In truth, there's actually very little on this official version we haven't already heard, albeit with more Wilsons and no Wondermints. The singles "Good Vibrations" and "Heroes & Villains", obviously, but the other major highpoints - "Cabinessence", "Our Prayer", "Surf's Up" - all ended up on Beach Boys albums up until 1971. Seemingly limitless bootlegs followed, while a 1993 box set leaked about half-an-hours worth of sessions from the vaults.
So, it's not the contents that should probably amaze us, nor even the fact that Brian Wilson has chosen to re-record "Smile" after 37 years (that decision was probably prompted by his "musical secretary" Darian Sahanaja), but rather that the damn thing actually fits together.
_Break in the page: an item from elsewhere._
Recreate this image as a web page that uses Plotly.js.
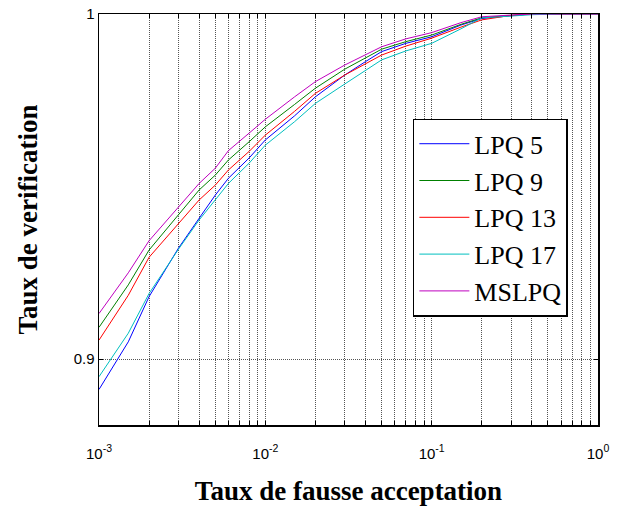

For Wilson, surrounded by fragments of his masterwork, that was always the issue. Asking the 62-year old genius to catch a certain moment in time - however talented his backing band - was always an impossibility, but the fact his greatest project has finally found coherency is a real achievement.
And that that coherency is also utterly incoherent is probably the point, for "Smile" is like a hallucinogenic Disney ride through America's history - from the arrival of the Mayflower to the Age of Aquarius. Combining show tunes, folk, psychedelia, harmony and humour it's brilliant and almost beyond criticism.
Whether it would've changed the world is more debatable. It probably wouldn't. But it should've cemented Brian Wilson's reputation in the wider public consciousness - a place where he's still vastly underrated. (How many front covers does he get in, say, Uncut, compared to Lennon and McCartney?) If this new "Smile" achieves that, then it's undoubtedly been a good thing.
So, let's celebrate a wonderful achievement, both 37 years ago and now. This is a brilliant record, just as it's always been. And, while the spotlight's still shining, let's get Dennis Wilson's "Pacific Ocean Blue" out there. If there's still one truly 'lost' Beach Boys album, then that's it.